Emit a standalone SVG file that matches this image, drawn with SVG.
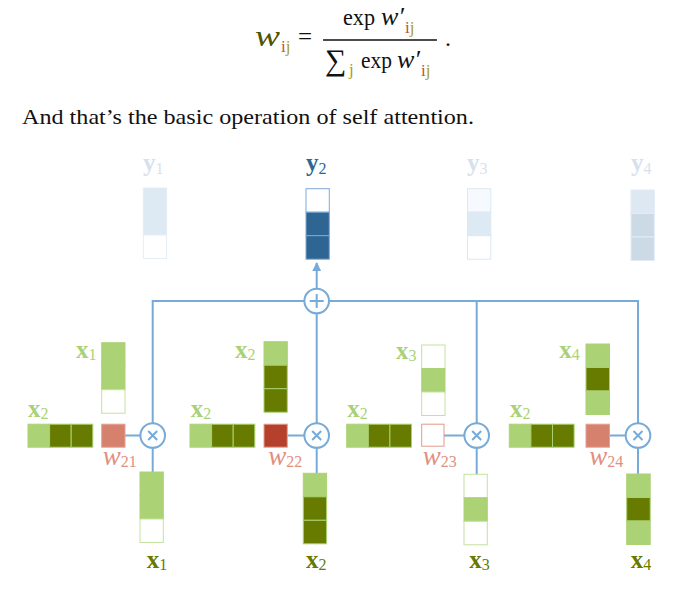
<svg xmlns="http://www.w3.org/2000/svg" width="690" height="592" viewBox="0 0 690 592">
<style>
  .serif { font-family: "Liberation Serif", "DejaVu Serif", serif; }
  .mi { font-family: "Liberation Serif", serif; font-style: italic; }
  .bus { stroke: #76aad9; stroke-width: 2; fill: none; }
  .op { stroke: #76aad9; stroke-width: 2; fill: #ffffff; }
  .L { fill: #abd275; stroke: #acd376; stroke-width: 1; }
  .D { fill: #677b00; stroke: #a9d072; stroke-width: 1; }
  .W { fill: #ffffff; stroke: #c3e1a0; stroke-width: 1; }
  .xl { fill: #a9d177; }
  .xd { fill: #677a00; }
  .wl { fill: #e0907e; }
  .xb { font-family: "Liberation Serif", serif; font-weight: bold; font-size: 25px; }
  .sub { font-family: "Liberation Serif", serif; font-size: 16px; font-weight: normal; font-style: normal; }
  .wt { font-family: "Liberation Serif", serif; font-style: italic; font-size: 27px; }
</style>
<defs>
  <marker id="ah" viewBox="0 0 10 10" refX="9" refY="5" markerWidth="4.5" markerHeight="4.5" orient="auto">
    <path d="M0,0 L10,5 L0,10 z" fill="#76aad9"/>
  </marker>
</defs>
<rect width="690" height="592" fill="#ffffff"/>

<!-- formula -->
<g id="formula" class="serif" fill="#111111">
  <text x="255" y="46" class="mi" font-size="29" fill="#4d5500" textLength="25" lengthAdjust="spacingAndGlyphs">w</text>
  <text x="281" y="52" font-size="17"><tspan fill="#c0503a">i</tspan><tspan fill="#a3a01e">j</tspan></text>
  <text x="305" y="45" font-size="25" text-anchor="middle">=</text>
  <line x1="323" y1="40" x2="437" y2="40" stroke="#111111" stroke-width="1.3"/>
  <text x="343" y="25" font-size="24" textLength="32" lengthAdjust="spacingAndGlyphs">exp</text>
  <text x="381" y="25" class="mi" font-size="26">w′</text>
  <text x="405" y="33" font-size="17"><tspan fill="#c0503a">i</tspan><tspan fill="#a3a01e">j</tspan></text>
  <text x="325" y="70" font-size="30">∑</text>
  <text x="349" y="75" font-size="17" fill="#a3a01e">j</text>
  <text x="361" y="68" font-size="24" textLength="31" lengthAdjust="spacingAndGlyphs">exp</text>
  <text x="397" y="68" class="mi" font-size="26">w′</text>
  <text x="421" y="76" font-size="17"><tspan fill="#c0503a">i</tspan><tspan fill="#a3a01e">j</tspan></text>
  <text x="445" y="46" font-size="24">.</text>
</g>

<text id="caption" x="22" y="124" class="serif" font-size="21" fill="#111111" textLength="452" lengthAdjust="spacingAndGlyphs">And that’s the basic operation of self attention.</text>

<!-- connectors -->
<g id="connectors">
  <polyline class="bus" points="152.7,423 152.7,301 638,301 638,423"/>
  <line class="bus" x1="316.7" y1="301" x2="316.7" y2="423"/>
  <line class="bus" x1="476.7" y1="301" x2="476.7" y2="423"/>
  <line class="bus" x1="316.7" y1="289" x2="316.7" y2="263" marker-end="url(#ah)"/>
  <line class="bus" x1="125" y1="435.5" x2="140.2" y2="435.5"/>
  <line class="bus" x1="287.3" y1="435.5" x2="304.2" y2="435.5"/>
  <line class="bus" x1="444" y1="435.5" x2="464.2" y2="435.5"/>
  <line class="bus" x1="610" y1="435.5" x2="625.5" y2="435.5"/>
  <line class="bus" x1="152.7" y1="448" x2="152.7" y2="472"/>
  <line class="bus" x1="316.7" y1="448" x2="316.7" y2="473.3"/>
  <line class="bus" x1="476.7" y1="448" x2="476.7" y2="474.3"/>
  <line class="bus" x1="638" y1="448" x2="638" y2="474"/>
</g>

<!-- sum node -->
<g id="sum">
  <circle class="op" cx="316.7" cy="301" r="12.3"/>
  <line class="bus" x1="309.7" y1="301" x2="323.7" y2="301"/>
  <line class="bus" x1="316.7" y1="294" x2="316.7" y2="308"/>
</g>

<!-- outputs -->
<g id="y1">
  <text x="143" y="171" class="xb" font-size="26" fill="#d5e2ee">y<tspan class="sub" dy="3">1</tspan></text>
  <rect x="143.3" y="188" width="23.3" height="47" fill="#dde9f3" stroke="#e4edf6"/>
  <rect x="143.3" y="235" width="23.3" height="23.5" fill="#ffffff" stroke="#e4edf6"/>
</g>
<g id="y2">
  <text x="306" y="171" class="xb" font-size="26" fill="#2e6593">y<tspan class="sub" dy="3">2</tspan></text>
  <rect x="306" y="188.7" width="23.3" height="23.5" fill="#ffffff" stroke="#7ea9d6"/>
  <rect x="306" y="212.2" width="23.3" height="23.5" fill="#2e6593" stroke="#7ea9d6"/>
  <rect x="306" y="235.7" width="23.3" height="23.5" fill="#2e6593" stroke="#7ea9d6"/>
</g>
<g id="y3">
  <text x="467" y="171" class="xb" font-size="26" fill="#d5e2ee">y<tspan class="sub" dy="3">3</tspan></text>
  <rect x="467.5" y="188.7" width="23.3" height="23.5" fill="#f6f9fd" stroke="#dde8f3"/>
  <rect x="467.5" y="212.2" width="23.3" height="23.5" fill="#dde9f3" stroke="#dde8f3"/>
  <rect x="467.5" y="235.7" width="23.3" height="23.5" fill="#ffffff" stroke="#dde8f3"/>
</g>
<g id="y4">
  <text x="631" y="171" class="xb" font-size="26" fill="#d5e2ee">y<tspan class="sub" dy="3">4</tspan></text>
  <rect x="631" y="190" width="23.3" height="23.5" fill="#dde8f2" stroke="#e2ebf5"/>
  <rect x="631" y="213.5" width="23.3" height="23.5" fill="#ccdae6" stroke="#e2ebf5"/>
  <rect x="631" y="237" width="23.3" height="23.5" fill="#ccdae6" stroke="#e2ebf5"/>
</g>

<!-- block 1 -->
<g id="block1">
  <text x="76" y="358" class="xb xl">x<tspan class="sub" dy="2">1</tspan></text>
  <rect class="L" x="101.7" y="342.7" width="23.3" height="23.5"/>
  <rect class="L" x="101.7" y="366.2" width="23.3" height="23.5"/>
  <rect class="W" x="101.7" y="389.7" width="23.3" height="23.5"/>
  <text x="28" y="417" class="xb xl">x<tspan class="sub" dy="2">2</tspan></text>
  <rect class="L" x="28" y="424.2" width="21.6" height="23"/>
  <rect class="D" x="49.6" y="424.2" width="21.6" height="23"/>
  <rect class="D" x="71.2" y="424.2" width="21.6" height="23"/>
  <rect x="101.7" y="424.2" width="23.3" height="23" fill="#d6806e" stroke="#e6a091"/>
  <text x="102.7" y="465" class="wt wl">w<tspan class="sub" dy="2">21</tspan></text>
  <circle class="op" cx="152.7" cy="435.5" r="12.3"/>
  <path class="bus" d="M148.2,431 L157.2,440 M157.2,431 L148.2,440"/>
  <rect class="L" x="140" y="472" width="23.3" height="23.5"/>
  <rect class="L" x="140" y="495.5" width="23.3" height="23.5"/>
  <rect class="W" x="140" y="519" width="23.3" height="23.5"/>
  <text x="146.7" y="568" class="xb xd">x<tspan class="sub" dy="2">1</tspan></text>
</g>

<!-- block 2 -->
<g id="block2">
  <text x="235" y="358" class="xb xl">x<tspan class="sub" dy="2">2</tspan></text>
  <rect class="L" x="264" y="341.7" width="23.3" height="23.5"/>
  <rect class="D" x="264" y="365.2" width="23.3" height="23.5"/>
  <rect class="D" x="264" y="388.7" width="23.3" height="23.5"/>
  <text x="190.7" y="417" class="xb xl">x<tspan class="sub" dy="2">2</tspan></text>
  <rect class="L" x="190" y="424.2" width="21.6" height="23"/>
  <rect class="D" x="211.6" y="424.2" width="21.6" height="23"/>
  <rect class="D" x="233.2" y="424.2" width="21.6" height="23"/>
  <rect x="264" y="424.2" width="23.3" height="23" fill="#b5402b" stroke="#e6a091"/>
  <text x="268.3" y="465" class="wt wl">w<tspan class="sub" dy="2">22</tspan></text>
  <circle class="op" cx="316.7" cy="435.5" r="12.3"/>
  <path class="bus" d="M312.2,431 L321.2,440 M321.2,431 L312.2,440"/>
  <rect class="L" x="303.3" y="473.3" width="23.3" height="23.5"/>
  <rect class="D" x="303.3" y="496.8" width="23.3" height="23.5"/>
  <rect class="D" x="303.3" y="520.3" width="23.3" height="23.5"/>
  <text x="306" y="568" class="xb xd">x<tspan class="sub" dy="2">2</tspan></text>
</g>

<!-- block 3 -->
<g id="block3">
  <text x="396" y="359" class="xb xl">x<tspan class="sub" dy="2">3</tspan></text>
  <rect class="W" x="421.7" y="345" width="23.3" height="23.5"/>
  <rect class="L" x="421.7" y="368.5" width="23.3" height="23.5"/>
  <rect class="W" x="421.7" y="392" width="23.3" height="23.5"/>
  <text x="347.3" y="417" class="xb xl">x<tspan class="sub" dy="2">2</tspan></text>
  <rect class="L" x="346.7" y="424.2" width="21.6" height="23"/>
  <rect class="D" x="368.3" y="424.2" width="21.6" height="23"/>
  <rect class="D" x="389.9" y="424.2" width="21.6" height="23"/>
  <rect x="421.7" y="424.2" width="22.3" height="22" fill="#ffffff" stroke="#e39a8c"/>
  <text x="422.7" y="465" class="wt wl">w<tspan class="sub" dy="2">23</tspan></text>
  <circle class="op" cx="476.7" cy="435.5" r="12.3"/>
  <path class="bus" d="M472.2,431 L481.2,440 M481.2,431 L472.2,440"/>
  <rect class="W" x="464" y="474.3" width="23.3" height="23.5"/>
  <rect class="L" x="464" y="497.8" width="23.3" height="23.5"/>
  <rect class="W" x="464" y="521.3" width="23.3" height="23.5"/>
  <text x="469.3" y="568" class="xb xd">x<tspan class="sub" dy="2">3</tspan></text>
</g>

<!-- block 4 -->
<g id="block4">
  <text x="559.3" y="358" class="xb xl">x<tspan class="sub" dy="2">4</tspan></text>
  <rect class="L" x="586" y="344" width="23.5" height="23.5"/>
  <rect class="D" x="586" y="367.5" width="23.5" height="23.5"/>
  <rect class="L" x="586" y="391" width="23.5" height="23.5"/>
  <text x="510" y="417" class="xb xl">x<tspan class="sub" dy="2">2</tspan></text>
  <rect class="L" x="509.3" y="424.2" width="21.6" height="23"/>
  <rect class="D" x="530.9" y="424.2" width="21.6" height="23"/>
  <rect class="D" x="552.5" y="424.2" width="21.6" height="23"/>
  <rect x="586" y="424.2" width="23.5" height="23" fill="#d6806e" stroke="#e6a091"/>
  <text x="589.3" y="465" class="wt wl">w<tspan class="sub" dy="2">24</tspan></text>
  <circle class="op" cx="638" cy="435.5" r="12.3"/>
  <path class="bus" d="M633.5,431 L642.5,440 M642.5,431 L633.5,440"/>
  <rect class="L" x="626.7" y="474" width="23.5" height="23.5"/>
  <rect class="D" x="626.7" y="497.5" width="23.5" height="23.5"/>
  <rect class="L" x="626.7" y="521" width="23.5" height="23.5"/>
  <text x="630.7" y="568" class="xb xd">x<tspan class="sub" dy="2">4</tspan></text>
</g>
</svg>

*****

- [What you are asked to do]
Find each line holding the word "that" and copy it.

- [In response]
Emit a standalone SVG file that matches this image, drawn with SVG.
<text id="caption" x="22" y="124" class="serif" font-size="21" fill="#111111" textLength="452" lengthAdjust="spacingAndGlyphs">And that’s the basic operation of self attention.</text>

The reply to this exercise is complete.